The Guardian • Issue #2062


The Tokyo Electric Power Company Holdings Inc (TEPCO) has more than 1000 tanks of contaminated water from the cooling of reactors as it decommissions its Daiichi Nuclear Power Plant at Fukushima. The nuclear power plant was catastrophically damaged in 2011 with a meltdown in three reactors caused by an earthquake and tsunami. The plant produces 100 cubic metres of waste water daily as part of the clean-up operation which is expected to take another three decades. It has plans to dump 1.3 million tons of nuclear-contaminated waste into the ocean. Most, but not all radioactive elements have been filtered from the water. Tritium and carbon 14 are two radioactive isotopes that have proved difficult to separate from water.

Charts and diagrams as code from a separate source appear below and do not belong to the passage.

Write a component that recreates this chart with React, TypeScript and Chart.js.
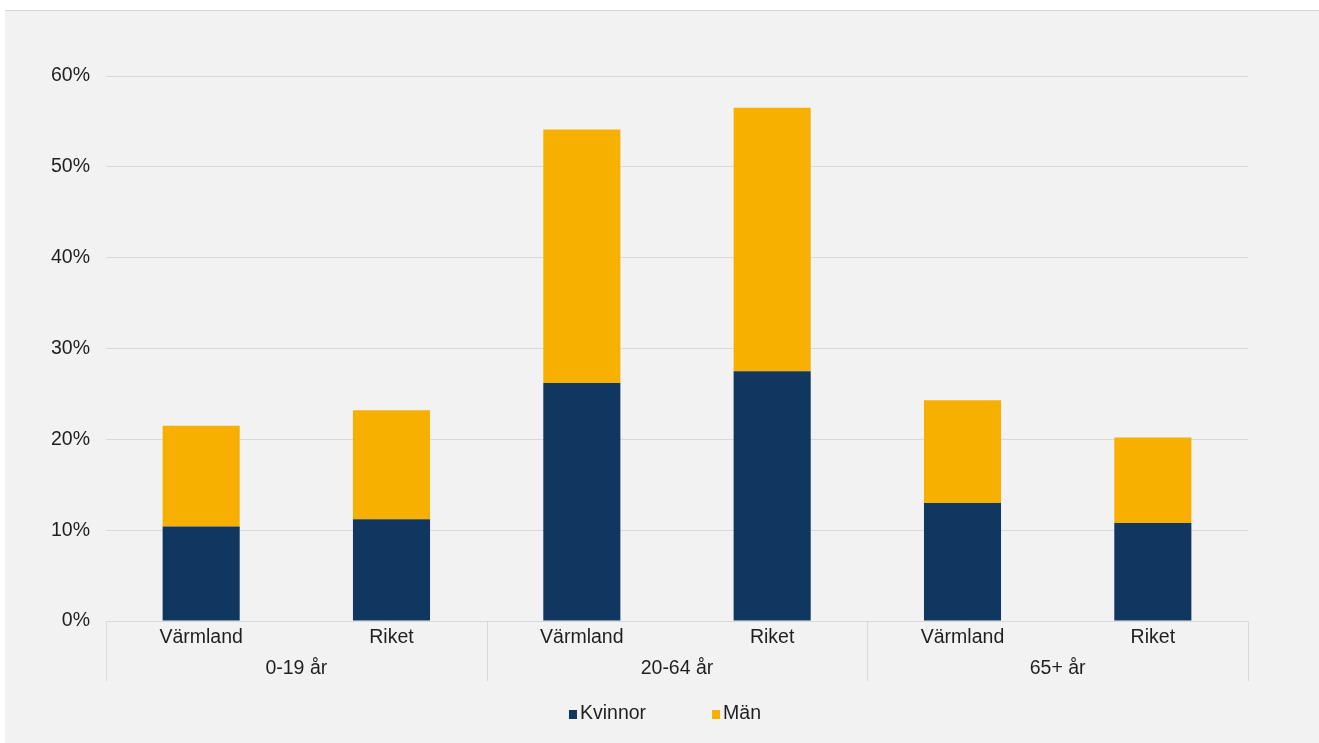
import React, { useEffect, useRef } from "react";
import { Chart, registerables } from "chart.js";

Chart.register(...registerables);

const categories = ["Värmland", "Riket", "Värmland", "Riket", "Värmland", "Riket"];
const groups = ["0-19 år", "20-64 år", "65+ år"];
const kvinnor = [10.4, 11.2, 26.2, 27.5, 13.0, 10.8];
const man = [11.1, 12.0, 27.9, 29.0, 11.3, 9.4];
const seriesNames = ["Kvinnor", "Män"];
const seriesColors = ["#10375f", "#f8b000"];
const yMax = 60;
const yStep = 10;

const FONT = "'Liberation Sans', Arial, Helvetica, sans-serif";
const FONT_SIZE = 19.5;
const TEXT = "#1f1f1f";
const GRID = "#d9d9d9";

const groupPlugin = {
  id: "groupPlugin",
  afterDraw(chart: any) {
    const ctx = chart.ctx;
    const x = chart.scales.x;
    const bottom = chart.chartArea.bottom;
    const step = x.getPixelForValue(1) - x.getPixelForValue(0);
    ctx.save();
    ctx.strokeStyle = GRID;
    ctx.lineWidth = 1;
    for (let g = 0; g <= groups.length; g++) {
      const px = Math.round(x.getPixelForValue(g * 2) - step / 2) + 0.5;
      ctx.beginPath();
      ctx.moveTo(px, bottom);
      ctx.lineTo(px, bottom + 60);
      ctx.stroke();
    }
    ctx.font = `${FONT_SIZE}px ${FONT}`;
    ctx.fillStyle = TEXT;
    ctx.textAlign = "center";
    ctx.textBaseline = "middle";
    groups.forEach((g, i) => {
      const cx = (x.getPixelForValue(i * 2) + x.getPixelForValue(i * 2 + 1)) / 2;
      ctx.fillText(g, cx, bottom + 48);
    });
    // legend
    const ds = chart.data.datasets;
    const box = 8;
    const gapText = 3;
    const gapItems = 66;
    const widths = ds.map((d: any) => box + gapText + ctx.measureText(d.label).width);
    const total = widths.reduce((a: number, b: number) => a + b, 0) + gapItems * (ds.length - 1);
    let lx = chart.width / 2 - total / 2 + 3;
    const ly = bottom + 93;
    ctx.textAlign = "left";
    ds.forEach((d: any, i: number) => {
      ctx.fillStyle = d.backgroundColor;
      ctx.fillRect(lx, ly - box / 2, box, box + 1);
      ctx.fillStyle = TEXT;
      ctx.fillText(d.label, lx + box + gapText, ly);
      lx += widths[i] + gapItems;
    });
    ctx.restore();
  },
};

export default function App() {
  const ref = useRef<HTMLCanvasElement | null>(null);
  useEffect(() => {
    if (!ref.current) return;
    const chart = new Chart(ref.current, {
      type: "bar",
      data: {
        labels: categories,
        datasets: [
          {
            label: seriesNames[0],
            data: kvinnor,
            backgroundColor: seriesColors[0],
            barPercentage: 0.405,
            categoryPercentage: 1,
          },
          {
            label: seriesNames[1],
            data: man,
            backgroundColor: seriesColors[1],
            barPercentage: 0.405,
            categoryPercentage: 1,
          },
        ],
      },
      options: {
        responsive: false,
        animation: false,
        devicePixelRatio: 1,
        layout: { padding: { top: 65, right: 71, bottom: 52, left: 0 } },
        plugins: {
          legend: { display: false },
          tooltip: { enabled: false },
        },
        scales: {
          x: {
            stacked: true,
            grid: { display: false, drawTicks: false },
            border: { display: false },
            ticks: {
              color: TEXT,
              font: { family: FONT, size: FONT_SIZE },
              padding: 5,
              maxRotation: 0,
              autoSkip: false,
            },
            afterFit(scale: any) {
              scale.height = 70;
            },
          },
          y: {
            stacked: true,
            min: 0,
            max: yMax,
            grid: { color: GRID, drawTicks: false, lineWidth: 1 },
            border: { display: false },
            ticks: {
              stepSize: yStep,
              color: TEXT,
              font: { family: FONT, size: FONT_SIZE },
              padding: 16,
              callback: (v: any) => `${v}%`,
            },
            afterFit(scale: any) {
              scale.width = 101;
            },
          },
        },
      },
      plugins: [groupPlugin],
    });
    return () => chart.destroy();
  }, []);

  return (
    <div
      style={{
        position: "absolute",
        left: 5,
        top: 10,
        width: 1314,
        height: 733,
        background: "#f2f2f2",
        borderTop: "1px solid #d4d4d4",
        boxSizing: "border-box",
      }}
    >
      <canvas ref={ref} width={1314} height={732} style={{ display: "block" }} />
    </div>
  );
}
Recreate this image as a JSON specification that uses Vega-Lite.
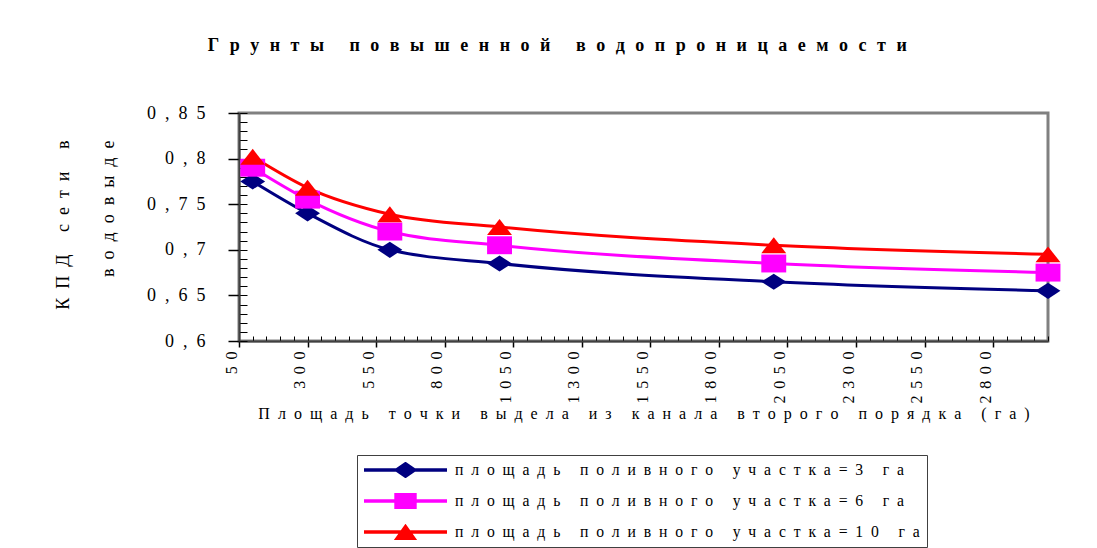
{
  "$schema": "https://vega.github.io/schema/vega-lite/v6.json",
  "width": 809,
  "height": 228,
  "autosize": {"type": "none"},
  "padding": {"left": 239, "top": 113, "right": 49, "bottom": 207},
  "background": "white",
  "title": {
    "text": {"expr": "join(split('Грунты повышенной водопроницаемости', ''), '\u2004\u2005')"},
    "font": "Liberation Serif",
    "fontSize": 18,
    "fontWeight": "bold",
    "color": "black",
    "anchor": "middle",
    "frame": "bounds",
    "offset": 49
  },
  "data": {
    "values": [
      {"x": 100, "y": 0.775, "series": "площадь поливного участка=3 га"},
      {"x": 300, "y": 0.74, "series": "площадь поливного участка=3 га"},
      {"x": 600, "y": 0.70, "series": "площадь поливного участка=3 га"},
      {"x": 1000, "y": 0.685, "series": "площадь поливного участка=3 га"},
      {"x": 2000, "y": 0.665, "series": "площадь поливного участка=3 га"},
      {"x": 3000, "y": 0.655, "series": "площадь поливного участка=3 га"},
      {"x": 100, "y": 0.79, "series": "площадь поливного участка=6 га"},
      {"x": 300, "y": 0.755, "series": "площадь поливного участка=6 га"},
      {"x": 600, "y": 0.72, "series": "площадь поливного участка=6 га"},
      {"x": 1000, "y": 0.705, "series": "площадь поливного участка=6 га"},
      {"x": 2000, "y": 0.685, "series": "площадь поливного участка=6 га"},
      {"x": 3000, "y": 0.675, "series": "площадь поливного участка=6 га"},
      {"x": 100, "y": 0.802, "series": "площадь поливного участка=10 га"},
      {"x": 300, "y": 0.768, "series": "площадь поливного участка=10 га"},
      {"x": 600, "y": 0.739, "series": "площадь поливного участка=10 га"},
      {"x": 1000, "y": 0.725, "series": "площадь поливного участка=10 га"},
      {"x": 2000, "y": 0.705, "series": "площадь поливного участка=10 га"},
      {"x": 3000, "y": 0.695, "series": "площадь поливного участка=10 га"}
    ]
  },
  "layer": [
    {
      "mark": {"type": "line", "interpolate": "monotone", "strokeWidth": 3},
      "encoding": {
        "x": {
          "field": "x", "type": "quantitative",
          "scale": {"domain": [50, 3000], "nice": false, "zero": false},
          "axis": {
            "orient": "bottom",
            "values": [50,100,150,200,250,300,350,400,450,500,550,600,650,700,750,800,850,900,950,1000,1050,1100,1150,1200,1250,1300,1350,1400,1450,1500,1550,1600,1650,1700,1750,1800,1850,1900,1950,2000,2050,2100,2150,2200,2250,2300,2350,2400,2450,2500,2550,2600,2650,2700,2750,2800,2850,2900,2950,3000],
            "tickSize": -5, "tickWidth": 1, "tickColor": "black",
            "labels": false, "domain": false, "title": null, "grid": false
          }
        },
        "y": {
          "field": "y", "type": "quantitative",
          "scale": {"domain": [0.6, 0.85], "nice": false, "zero": false},
          "axis": {
            "orient": "left",
            "values": [0.6,0.61,0.62,0.63,0.64,0.65,0.66,0.67,0.68,0.69,0.7,0.71,0.72,0.73,0.74,0.75,0.76,0.77,0.78,0.79,0.8,0.81,0.82,0.83,0.84,0.85],
            "tickSize": -8, "tickWidth": 1, "tickColor": "black",
            "labels": false, "domain": false, "title": null, "grid": false
          }
        },
        "color": {
          "field": "series", "type": "nominal",
          "scale": {
            "domain": ["площадь поливного участка=3 га", "площадь поливного участка=6 га", "площадь поливного участка=10 га"],
            "range": ["#000080", "#FF00FF", "#FF0000"]
          },
          "legend": null
        }
      }
    },
    {
      "mark": {"type": "point", "filled": true, "size": 620, "opacity": 1, "strokeWidth": 0},
      "encoding": {
        "x": {
          "field": "x", "type": "quantitative",
          "axis": {
            "orient": "bottom",
            "values": [50,300,550,800,1050,1300,1550,1800,2050,2300,2550,2800],
            "tickSize": 6, "tickWidth": 1.5, "tickColor": "black",
            "domain": true, "domainColor": "#404040", "domainWidth": 2,
            "labelAngle": 270, "labelAlign": "right", "labelBaseline": "alphabetic",
            "labelPadding": 4, "labelOffset": -3,
            "labelFont": "Liberation Serif", "labelFontSize": 16, "labelColor": "black",
            "labelExpr": "join(split(format(datum.value, 'd'), ''), '\u2005\u2006')",
            "labelOverlap": false, "labelFlush": false, "labelBound": false,
            "grid": false,
            "title": "П\u2002л\u2002о\u2002щ\u2002а\u2002д\u2002ь\u2002 \u2002т\u2002о\u2002ч\u2002к\u2002и\u2002 \u2002в\u2002ы\u2002д\u2002е\u2002л\u2002а\u2002 \u2002и\u2002з\u2002 \u2002к\u2002а\u2002н\u2002а\u2002л\u2002а\u2002 \u2002в\u2002т\u2002о\u2002р\u2002о\u2002г\u2002о\u2002 \u2002п\u2002о\u2002р\u2002я\u2002д\u2002к\u2002а\u2002 \u2002(\u2002г\u2002а\u2002)",
            "titleFont": "Liberation Serif", "titleFontSize": 16, "titleFontWeight": "normal",
            "titleColor": "black", "titlePadding": 3
          }
        },
        "y": {
          "field": "y", "type": "quantitative",
          "axis": {
            "orient": "left",
            "values": [0.6, 0.65, 0.7, 0.75, 0.8, 0.85],
            "tickSize": 11, "tickWidth": 1.5, "tickColor": "black",
            "domain": true, "domainColor": "#404040", "domainWidth": 2,
            "labelPadding": 23, "labelBaseline": "middle",
            "labelFont": "Liberation Serif", "labelFontSize": 18, "labelColor": "black",
            "labelExpr": "join(split(replace(format(datum.value, '.2~f'), '.', ','), ''), '\u2004\u2006')",
            "labelOverlap": false, "labelFlush": false,
            "grid": false,
            "title": ["К\u2002П\u2002Д\u2002 \u2002с\u2002е\u2002т\u2002и\u2002 \u2002в", "в\u2002о\u2002д\u2002о\u2002в\u2002ы\u2002д\u2002е"],
            "titleAngle": 270, "titleAlign": "right", "titleBaseline": "alphabetic",
            "titleX": -171, "titleY": 27, "titleLineHeight": 45,
            "titleFont": "Liberation Serif", "titleFontSize": 18, "titleFontWeight": "normal",
            "titleColor": "black"
          }
        },
        "color": {"field": "series", "type": "nominal", "legend": null},
        "shape": {
          "field": "series", "type": "nominal",
          "scale": {
            "domain": ["площадь поливного участка=3 га", "площадь поливного участка=6 га", "площадь поливного участка=10 га"],
            "range": ["M-1,0L0,-0.65L1,0L0,0.65Z", "M-1,-0.72H1V0.72H-1Z", "M-1,0.64L0,-0.64L1,0.64Z"]
          },
          "legend": null
        }
      }
    },
    {
      "mark": {"type": "point", "filled": true, "size": 100, "opacity": 0, "strokeWidth": 0},
      "encoding": {
        "x": {"field": "x", "type": "quantitative", "axis": null},
        "y": {"field": "y", "type": "quantitative", "axis": null},
        "color": {
          "field": "series", "type": "nominal",
          "legend": {
            "title": null, "orient": "none", "legendX": 118, "legendY": 342,
            "direction": "vertical", "padding": 7,
            "strokeColor": "#404040", "fillColor": "white",
            "symbolSize": 6889, "symbolStrokeWidth": 0, "symbolOpacity": 1,
            "clipHeight": 16, "rowPadding": 15, "labelOffset": 8,
            "labelFont": "Liberation Serif", "labelFontSize": 15.7, "labelColor": "black",
            "labelLimit": 0,
            "labelExpr": "join(split(datum.label, ''), '\u2002') + '\u2003\u2002'"
          }
        },
        "shape": {
          "field": "series", "type": "nominal",
          "scale": {
            "domain": ["площадь поливного участка=3 га", "площадь поливного участка=6 га", "площадь поливного участка=10 га"],
            "range": [
              "M-1,-0.045H1V0.045H-1Z M-0.29,0L0,-0.2L0.29,0L0,0.2Z",
              "M-1,-0.045H1V0.045H-1Z M-0.27,-0.19H0.27V0.19H-0.27Z",
              "M-1,-0.045H1V0.045H-1Z M-0.28,0.19L0,-0.2L0.28,0.19Z"
            ]
          },
          "legend": {
            "title": null, "orient": "none", "legendX": 118, "legendY": 342,
            "direction": "vertical", "padding": 7,
            "strokeColor": "#404040", "fillColor": "white",
            "symbolSize": 6889, "symbolStrokeWidth": 0, "symbolOpacity": 1,
            "clipHeight": 16, "rowPadding": 15, "labelOffset": 8,
            "labelFont": "Liberation Serif", "labelFontSize": 15.7, "labelColor": "black",
            "labelLimit": 0,
            "labelExpr": "join(split(datum.label, ''), '\u2002') + '\u2003\u2002'"
          }
        }
      }
    }
  ],
  "resolve": {
    "axis": {"x": "independent", "y": "independent"},
    "scale": {"shape": "independent"},
    "legend": {"color": "independent", "shape": "independent"}
  },
  "config": {
    "view": {"stroke": "#808080", "strokeWidth": 3},
    "axis": {"grid": false, "labelFont": "Liberation Serif", "titleFont": "Liberation Serif"},
    "legend": {"symbolStrokeWidth": 0}
  }
}
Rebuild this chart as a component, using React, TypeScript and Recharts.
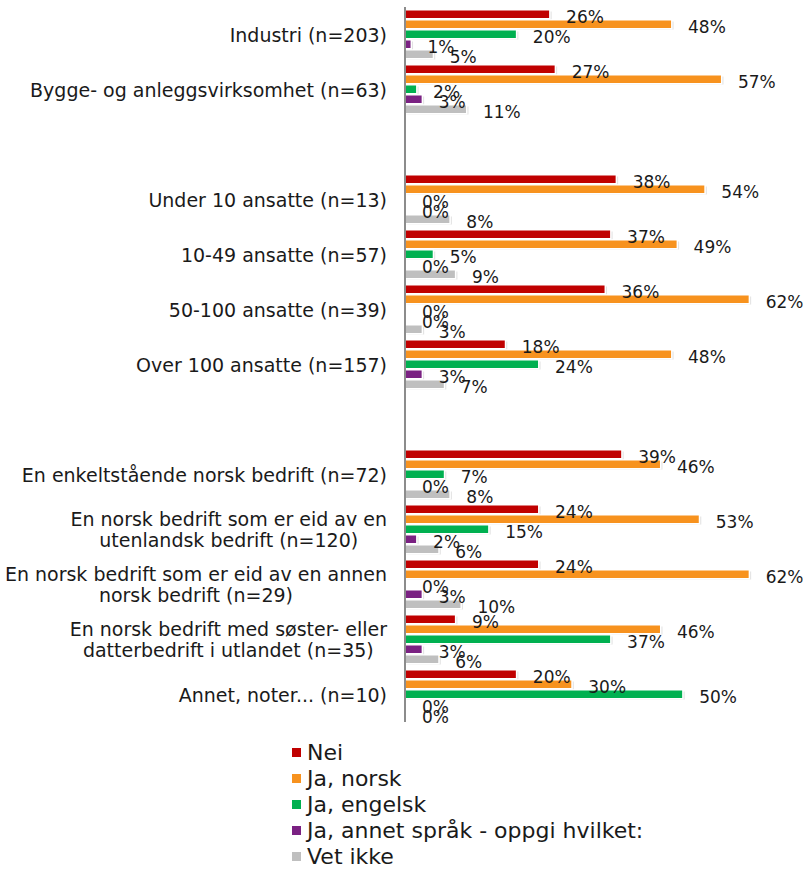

Earlier this month, the UN’s International Atomic Energy Agency (IAEA) released a report noting that “the controlled, gradual discharges of the treated water into the sea, as currently planned and assessed by TEPCO, would have a negligible radiological impact on people and the environment.” The Japanese government has used this report to give the go-ahead to the dumping of the nuclear-contaminated waste. The IAEA said TEPCO “has demonstrated its capabilities for accurate and precise measurements of the radionuclides present in the treated water stored on site.” Having the capacity for accurate measurements is no guarantee of safety. We are supposed to trust a corporation with a vested interest in cutting costs!

Not everyone is happy. The plan has many problems, including the long-term effectiveness of Japan’s purification facility and the supervision system. A number of scientists have warned of the potential human health impacts. Chang Yen-chiang, director of the Yellow Sea and Bohai Sea Research Institute at Dalian Maritime University, China, told Global Times that marine organisms will be the first group to be harmed, as aside from tritium, more than 60 types of radioactive nuclides would be left in the contaminated water and it remains unknown whether they would lead to genetic variations.

Fishing and seafood industry groups in Japan have raised concerns about their livelihoods, as they fear consumers will avoid buying seafood and it could affect marine tourism. “Piping water into the sea is an outrage. The sea is not a garbage dump,” 71-year-old Haruo Ono, who has been fishing off the coast of Fukushima his entire life, told CBS News. “The company says it’s safe, but the consequences could catch up with us 50 years down the road.” Large protests have been held in Japan.

China, South Korea and the Pacific Island nations have raised concerns. Chinese customs authorities are highly critical of the IAEA’s report saying it “failed to fully reflect the opinions of all experts involved in the evaluation and the conclusions have not been unanimously recognised by all parties.” China announced a continuation of its previous ban on imported food from Japan’s Fukushima and nine other regions.

In 1985, regional leaders established the South Pacific Nuclear Free Zone Treaty (Rarotonga Treaty), prohibiting the testing and use of nuclear explosive devices and the dumping of radioactive wastes in the sea by member states, including Australia, New Zealand, and Pacific Island nations.

Fukushima and Chernobyl demonstrate why Australia should not build nuclear power plants. Australia has an abundance of wind, sun and oceans which can be used to provide more than enough renewable energy to serve our needs. Write to Opposition leader Peter Dutton telling him “No nuclear power plants!” and write to your Labor MPs and Prime Minister Anthony Albanese urging Labor to remain committed to its no-nuclear energy policy.